A 100-year old bridge on a Level B road will be removed and replaced with a culvert. The decision was made following a discussion by the Palo Alto County Board of Supervisors Tuesday morning, Aug. 12.
Palo Alto County Engineer Joel Fantz brought the board members a draft bridge replacement agreement to look over for the bridge, which is located on a portion of 350 Street that is classified Level "B", between Sections 10 and 15 of Freedom Township. The bridge has been a topic of discussion for several months, as tenants farming land on the far side of the bridge are unable to legally transport loads over the structure, which is posted at an eight-ton limit. The bridge spans 26 feet over a channel, but in periods of high water flow, water will overtop the roadway adjacent to the bridge.
The landowners and the supervisors had agreed earlier in principal to replacing the bridge with a 10-foot culvert, but Fantz recommended to the board members that the bridge be removed and replaced with a 16-foot aluminum arch, after performing hydraulic studies on the area that indicated the 10-foot pipe would not handle the water flows.
The draft agreement prepared by Fantz would have allowed the upstream landowners to sign off on the 10-foot pipe option, releasing the county from liability for future losses due to flooding from the downsizing of the channel.
"This is a very large drainage area that falls down to a fairly flat area," Fantz explained, "The fall is about 100 foot down into this area, so it comes down fairly fast."

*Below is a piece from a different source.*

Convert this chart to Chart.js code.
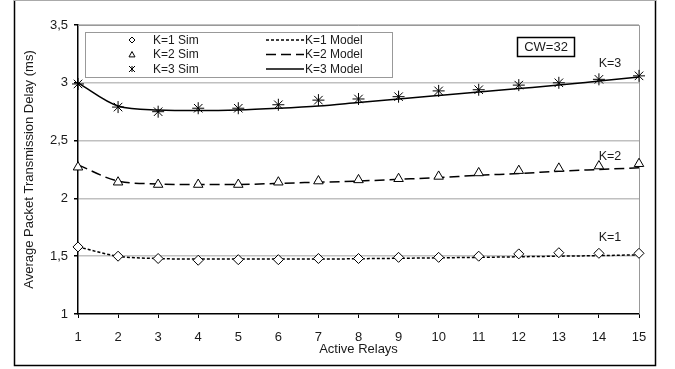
<!DOCTYPE html>
<html>
<head>
<meta charset="utf-8">
<script src="https://cdn.jsdelivr.net/npm/chart.js@4/dist/chart.umd.min.js"></script>
<style>
  html, body { margin: 0; padding: 0; background: #fff; }
  #wrap { width: 675px; height: 369px; }
</style>
</head>
<body>
<div id="wrap"><canvas id="delayChart" width="675" height="369"></canvas></div>
<script>
// X axis: number of active relays
const relays = ['1', '2', '3', '4', '5', '6', '7', '8', '9', '10', '11', '12', '13', '14', '15'];

// simulation points (ms)
const k1Sim = [1.58, 1.50, 1.48, 1.465, 1.47, 1.47, 1.48, 1.48, 1.49, 1.49, 1.50, 1.52, 1.53, 1.525, 1.525];
const k2Sim = [2.27, 2.14, 2.12, 2.12, 2.12, 2.14, 2.15, 2.16, 2.17, 2.19, 2.22, 2.24, 2.26, 2.28, 2.30];
const k3Sim = [2.99, 2.79, 2.75, 2.78, 2.78, 2.81, 2.85, 2.86, 2.88, 2.93, 2.94, 2.98, 3.00, 3.03, 3.06];

// analytical model curves (ms)
const k1Model = [1.58, 1.50, 1.48, 1.475, 1.475, 1.475, 1.475, 1.478, 1.482, 1.486, 1.49, 1.495, 1.50, 1.505, 1.512];
const k2Model = [2.29, 2.15, 2.125, 2.12, 2.12, 2.13, 2.14, 2.15, 2.165, 2.18, 2.20, 2.215, 2.235, 2.25, 2.265];
const k3Model = [3.00, 2.80, 2.765, 2.76, 2.765, 2.78, 2.80, 2.83, 2.86, 2.89, 2.92, 2.95, 2.98, 3.015, 3.05];

const yTicks = [1, 1.5, 2, 2.5, 3, 3.5];

const FONT = "'Liberation Sans', Arial, sans-serif";
const INK = '#1a1a1a';

// small marker painter for the hand-made legend
function drawMarker(ctx, style, x, y, r) {
  ctx.save();
  ctx.strokeStyle = '#000';
  ctx.fillStyle = '#fff';
  ctx.lineWidth = 1;
  ctx.beginPath();
  if (style === 'rectRot') {
    ctx.moveTo(x, y - r); ctx.lineTo(x + r, y); ctx.lineTo(x, y + r); ctx.lineTo(x - r, y); ctx.closePath();
    ctx.fill(); ctx.stroke();
  } else if (style === 'triangle') {
    ctx.moveTo(x, y - r); ctx.lineTo(x + r, y + r * 0.8); ctx.lineTo(x - r, y + r * 0.8); ctx.closePath();
    ctx.fill(); ctx.stroke();
  } else {
    ctx.moveTo(x - r, y - r); ctx.lineTo(x + r, y + r);
    ctx.moveTo(x + r, y - r); ctx.lineTo(x - r, y + r);
    ctx.moveTo(x, y - r); ctx.lineTo(x, y + r);
    ctx.stroke();
  }
  ctx.restore();
}

// frame, legend box, CW box and K= labels
const decorations = {
  id: 'decorations',
  beforeDraw(chart) {
    const ctx = chart.ctx;
    ctx.save();
    ctx.fillStyle = '#fff';
    ctx.fillRect(0, 0, chart.width, chart.height);
    ctx.restore();
  },
  beforeDatasetsDraw(chart) {
    const { ctx, chartArea: a } = chart;
    ctx.save();
    ctx.strokeStyle = '#999';
    ctx.lineWidth = 1;
    ctx.beginPath();
    ctx.moveTo(a.left, a.top + 0.5); ctx.lineTo(a.right + 0.5, a.top + 0.5); ctx.lineTo(a.right + 0.5, a.bottom);
    ctx.stroke();
    ctx.restore();
  },
  afterDraw(chart) {
    const { ctx } = chart;
    ctx.save();

    // outer frame
    ctx.strokeStyle = '#000';
    ctx.lineWidth = 1.5;
    ctx.beginPath();
    ctx.moveTo(14.5, 0); ctx.lineTo(14.5, 365.5); ctx.lineTo(655.5, 365.5); ctx.lineTo(655.5, 0);
    ctx.stroke();
    ctx.strokeStyle = '#aaa';
    ctx.lineWidth = 1;
    ctx.beginPath(); ctx.moveTo(14, 0.5); ctx.lineTo(656, 0.5); ctx.stroke();

    // legend
    const lx = 85, ly = 32, lw = 307, lh = 45;
    ctx.fillStyle = '#fff';
    ctx.fillRect(lx, ly, lw, lh);
    ctx.strokeStyle = '#999';
    ctx.lineWidth = 1;
    ctx.strokeRect(lx + 0.5, ly + 0.5, lw, lh);

    ctx.font = '12px ' + FONT;
    ctx.fillStyle = INK;
    ctx.textBaseline = 'middle';
    ctx.textAlign = 'left';
    const rows = [40, 54.5, 69];
    const ds = chart.data.datasets;
    for (let i = 0; i < 3; i++) {
      const sim = ds[i];
      drawMarker(ctx, sim.pointStyle, 132, rows[i], 3);
      ctx.fillStyle = INK;
      ctx.fillText(sim.label, 153, rows[i] + 0.5);

      const mod = ds[i + 3];
      ctx.save();
      ctx.strokeStyle = '#000';
      ctx.lineWidth = 1.5;
      ctx.setLineDash(mod.borderDash || []);
      ctx.beginPath();
      ctx.moveTo(266, rows[i]); ctx.lineTo(304, rows[i]);
      ctx.stroke();
      ctx.restore();
      ctx.fillText(mod.label, 305, rows[i] + 0.5);
    }

    // CW=32 box
    ctx.strokeStyle = '#000';
    ctx.lineWidth = 1.5;
    ctx.strokeRect(517.5, 37.5, 57, 19);
    ctx.font = '13px ' + FONT;
    ctx.textAlign = 'center';
    ctx.fillText('CW=32', 546, 47.5);

    // curve labels
    ctx.font = '12.5px ' + FONT;
    ctx.fillText('K=3', 610, 64);
    ctx.fillText('K=2', 610, 157);
    ctx.fillText('K=1', 610, 238);
    ctx.restore();
  }
};

const simStyle = (label, data, style, radius) => ({
  label: label,
  data: data,
  showLine: false,
  pointStyle: style,
  pointRadius: radius,
  pointBorderColor: '#000',
  pointBackgroundColor: '#fff',
  pointBorderWidth: 1,
  borderColor: '#000',
  backgroundColor: '#fff'
});

const modelStyle = (label, data, dash) => ({
  label: label,
  data: data,
  borderColor: '#000',
  borderWidth: 1.5,
  borderDash: dash,
  pointRadius: 0,
  cubicInterpolationMode: 'monotone',
  fill: false
});

const ctx = document.getElementById('delayChart').getContext('2d');
new Chart(ctx, {
  type: 'line',
  data: {
    labels: relays,
    datasets: [
      simStyle('K=1 Sim', k1Sim, 'rectRot', 5),
      simStyle('K=2 Sim', k2Sim, 'triangle', 5.5),
      simStyle('K=3 Sim', k3Sim, 'star', 6),
      modelStyle('K=1 Model', k1Model, [3, 2]),
      modelStyle('K=2 Model', k2Model, [10, 5]),
      modelStyle('K=3 Model', k3Model, [])
    ]
  },
  options: {
    responsive: false,
    animation: false,
    devicePixelRatio: 1,
    layout: { padding: { left: 14, right: 36, top: 25, bottom: 5 } },
    plugins: {
      legend: { display: false },
      tooltip: { enabled: false }
    },
    scales: {
      x: {
        offset: false,
        afterFit: (scale) => { scale.height = 50; },
        grid: { drawOnChartArea: false, drawTicks: true, tickLength: 4, tickColor: '#000' },
        border: { color: '#000', width: 1.5 },
        ticks: { color: INK, font: { family: FONT, size: 13 }, padding: 12, maxRotation: 0 },
        title: { display: true, text: 'Active Relays', color: INK, font: { family: FONT, size: 13 }, padding: { top: 0, bottom: 7 } }
      },
      y: {
        min: 1,
        max: 3.5,
        afterFit: (scale) => { scale.width = 64; },
        afterBuildTicks: (scale) => { scale.ticks = yTicks.map(v => ({ value: v })); },
        grid: { color: (c) => c.tick && c.tick.value === 1 ? 'rgba(0,0,0,0)' : '#c0c0c0', lineWidth: 1.5, drawTicks: true, tickLength: 4, tickColor: '#000' },
        border: { color: '#000', width: 1.5 },
        ticks: {
          color: INK,
          font: { family: FONT, size: 13 },
          padding: 6,
          callback: (v) => String(v).replace('.', ',')
        },
        title: { display: true, text: 'Average Packet Transmission Delay (ms)', color: INK, font: { family: FONT, size: 13 }, padding: { top: 8, bottom: 0 } }
      }
    }
  },
  plugins: [decorations]
});
</script>
</body>
</html>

"Is this a drainage district?" asked board chair Ed Noonan. "No, it's not," Fantz answered.
Fantz pointed out that just a quarter-mile downstream from this spot, a 75-foot concrete slab bridge is in place to handle the water flow.
With a concern raised about water overtopping the road, Fantz noted water over the road would not be as major an issue as a culvert being washed out.

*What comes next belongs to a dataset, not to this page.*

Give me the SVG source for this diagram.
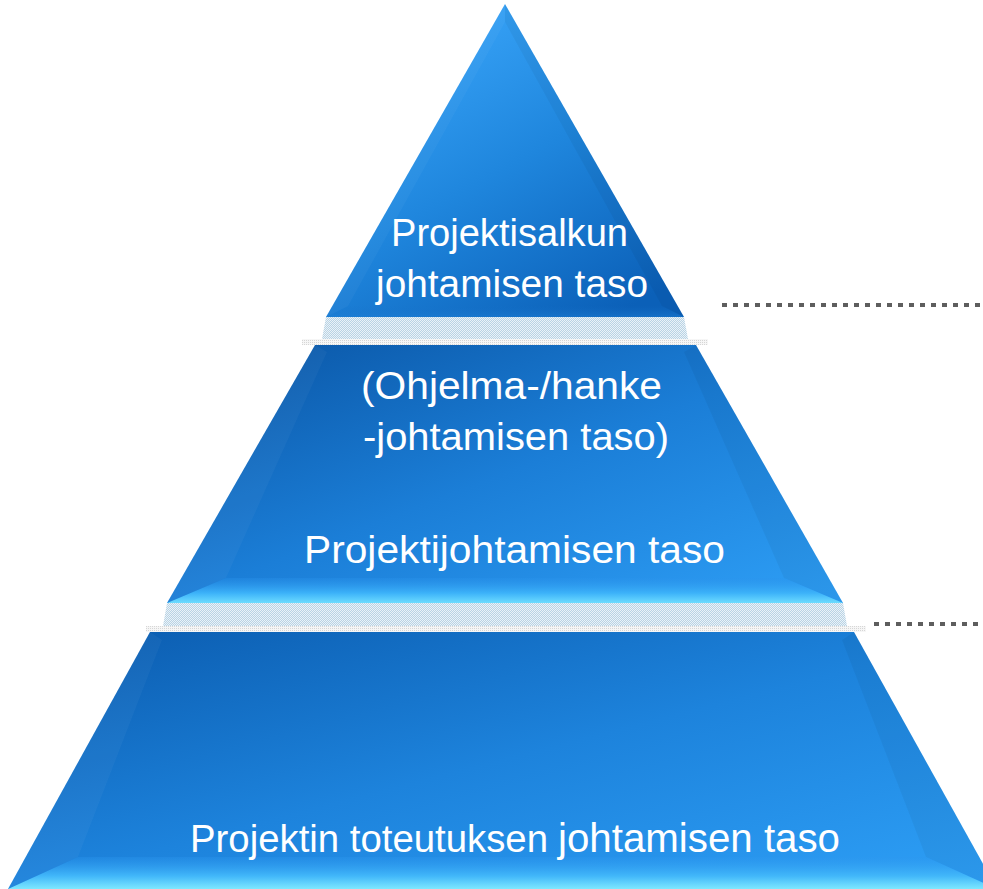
<svg xmlns="http://www.w3.org/2000/svg" width="983" height="889" viewBox="0 0 983 889">
<style>
.lbl{font-family:"Liberation Sans","DejaVu Sans",sans-serif;fill:#ffffff;font-size:38px}
.dots{stroke:#5e5e5e;stroke-width:4;stroke-dasharray:5 6;fill:none}
.lface{fill:#ffffff;fill-opacity:0.035}
.rface{fill:#000000;fill-opacity:0.045}
</style>
<defs>
<linearGradient id="gTop" x1="0.2" y1="0.05" x2="0.8" y2="1">
<stop offset="0" stop-color="#3aa6fa"/>
<stop offset="0.5" stop-color="#1f86dd"/>
<stop offset="1" stop-color="#0b60b8"/>
</linearGradient>
<linearGradient id="gMid" x1="0" y1="0" x2="1" y2="1">
<stop offset="0" stop-color="#0953a2"/>
<stop offset="0.5" stop-color="#1b7ed7"/>
<stop offset="1" stop-color="#2e9ff6"/>
</linearGradient>
<linearGradient id="gBot" x1="0" y1="0" x2="1" y2="1">
<stop offset="0" stop-color="#0a5aad"/>
<stop offset="0.5" stop-color="#1d83dc"/>
<stop offset="1" stop-color="#2ea0f7"/>
</linearGradient>
<linearGradient id="gBevMid" x1="0" y1="0" x2="0" y2="1">
<stop offset="0" stop-color="#2a93ec" stop-opacity="0.3"/>
<stop offset="0.6" stop-color="#3cb2f9"/>
<stop offset="1" stop-color="#6cdcff"/>
</linearGradient>
<linearGradient id="gBevBot" x1="0" y1="0" x2="0" y2="1">
<stop offset="0" stop-color="#2c97ef" stop-opacity="0.3"/>
<stop offset="0.6" stop-color="#42b8fa"/>
<stop offset="1" stop-color="#7de8ff"/>
</linearGradient>
<linearGradient id="gBevTop" x1="0" y1="0" x2="0" y2="1">
<stop offset="0" stop-color="#1670c8" stop-opacity="0"/>
<stop offset="1" stop-color="#1e80d6" stop-opacity="0.5"/>
</linearGradient>
<pattern id="dith" width="2" height="2" patternUnits="userSpaceOnUse">
<rect width="2" height="2" fill="#b9d3e4"/>
<rect width="1" height="1" fill="#eaf2f8"/>
<rect x="1" y="1" width="1" height="1" fill="#eaf2f8"/>
</pattern>
<pattern id="dithg" width="2" height="2" patternUnits="userSpaceOnUse">
<rect width="2" height="2" fill="#f6f6f6"/>
<rect width="1" height="1" fill="#d6d6d6"/>
</pattern>
</defs>

<g id="connectors">
<line class="dots" x1="722" y1="305" x2="983" y2="305"/>
<line class="dots" x1="874" y1="624" x2="983" y2="624"/>
</g>

<g id="reflections">
<polygon points="326,317 684,317 688,339 322,339" fill="url(#dith)"/>
<polygon points="302,339 708,339 708,345 302,345" fill="url(#dithg)"/>
<polygon points="167,603 843,603 847,626 163,626" fill="url(#dith)"/>
<polygon points="146,626 866,626 866,632 146,632" fill="url(#dithg)"/>
</g>

<g id="level-top">
<polygon points="505,4 684,317 326,317" fill="url(#gTop)"/>
<polygon class="lface" points="505,4 505,22 348,306 326,317"/>
<polygon class="rface" points="505,4 505,22 662,306 684,317"/>
<polygon points="326,317 684,317 662,306 348,306" fill="url(#gBevTop)"/>
<text class="lbl" x="391" y="246" textLength="237" lengthAdjust="spacingAndGlyphs">Projektisalkun</text>
<text class="lbl" x="376" y="297" textLength="272" lengthAdjust="spacingAndGlyphs">johtamisen taso</text>
</g>

<g id="level-middle">
<polygon points="315,345 696,345 843,603 167,603" fill="url(#gMid)"/>
<polygon class="lface" points="315,345 327,352 226,578 167,603"/>
<polygon class="rface" points="696,345 684,352 784,578 843,603"/>
<polygon points="167,603 843,603 784,578 226,578" fill="url(#gBevMid)"/>
<text class="lbl" x="361" y="399" textLength="301" lengthAdjust="spacingAndGlyphs">(Ohjelma-/hanke</text>
<text class="lbl" x="363" y="450" textLength="306" lengthAdjust="spacingAndGlyphs">-johtamisen taso)</text>
<text class="lbl" x="304" y="563" textLength="421" lengthAdjust="spacingAndGlyphs">Projektijohtamisen taso</text>
</g>

<g id="level-bottom">
<polygon points="150,632 854,632 997,889 8,889" fill="url(#gBot)"/>
<polygon class="lface" points="150,632 162,640 78,857 8,889"/>
<polygon class="rface" points="854,632 842,640 926,857 997,889"/>
<polygon points="8,889 997,889 926,857 78,857" fill="url(#gBevBot)"/>
<text class="lbl" y="852"><tspan x="190" textLength="358" lengthAdjust="spacingAndGlyphs">Projektin toteutuksen</tspan><tspan x="558" font-size="40" textLength="282" lengthAdjust="spacingAndGlyphs">johtamisen taso</tspan></text>
</g>
</svg>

"The hydraulic modeling is sound. I've run it through the DOT and it matches exactly what is happening out there with the 26-foot bridge," Fantz said. "It says it will overtop the road every five years, which is what it does."
"What do you want to do out there?" Noonan asked.
"I've downsized it to a 16-foot aluminum arch that I think would be adequate, but not a great solution," Fantz replied.
As discussion continued, Supervisor Keith Wirtz brought up the idea of a low-water crossing option to go along with the arch, which Fantz agreed could be a possibility as well.
With an estimate of roughly $50,000 for the 16-foot aluminum arch, it was pointed out that placing three 10-foot tubes would cost nearly the same amount of money.
"You want to do things right out there, but it's for one person," observed Supervisor Craig Merrill. "I think that low water crossing has potential."
Fantz noted that in his tenure as county engineer, the existing bridge has suffered severe scouring on two occasions, requiring extensive work to short up the abutments and also repair an approach undermined by rapid water flows.
"There's a lot of water going through there then," Merrill noted. "If you think the 16-footer won't really be big enough, then I would put in the 16-footer and add a low water crossing. To me, if the 26-foot bridge is being scoured, then a 10-foot tube isn't enough."
"I guess I just want it fixed," Noonan said. "I'm not pointing any fingers, well, maybe at myself, but we've dropped the ball on this by not getting anything done."
The rest of the board members and Fantz agreed.
Fantz noted that he would order the aluminum arch and hope for delivery and installation yet this Fall.
"I'd move we put in the 16-foot arch and try a low water crossing," Supervisor Linus Solberg said, and Merrill offered a second, and asked Fantz to work with the tenant to obtain specific dimensions and measurements for their trucks to see if the existing bridge would handle the loading for a very brief time.
The motion passed on a unanimous vote.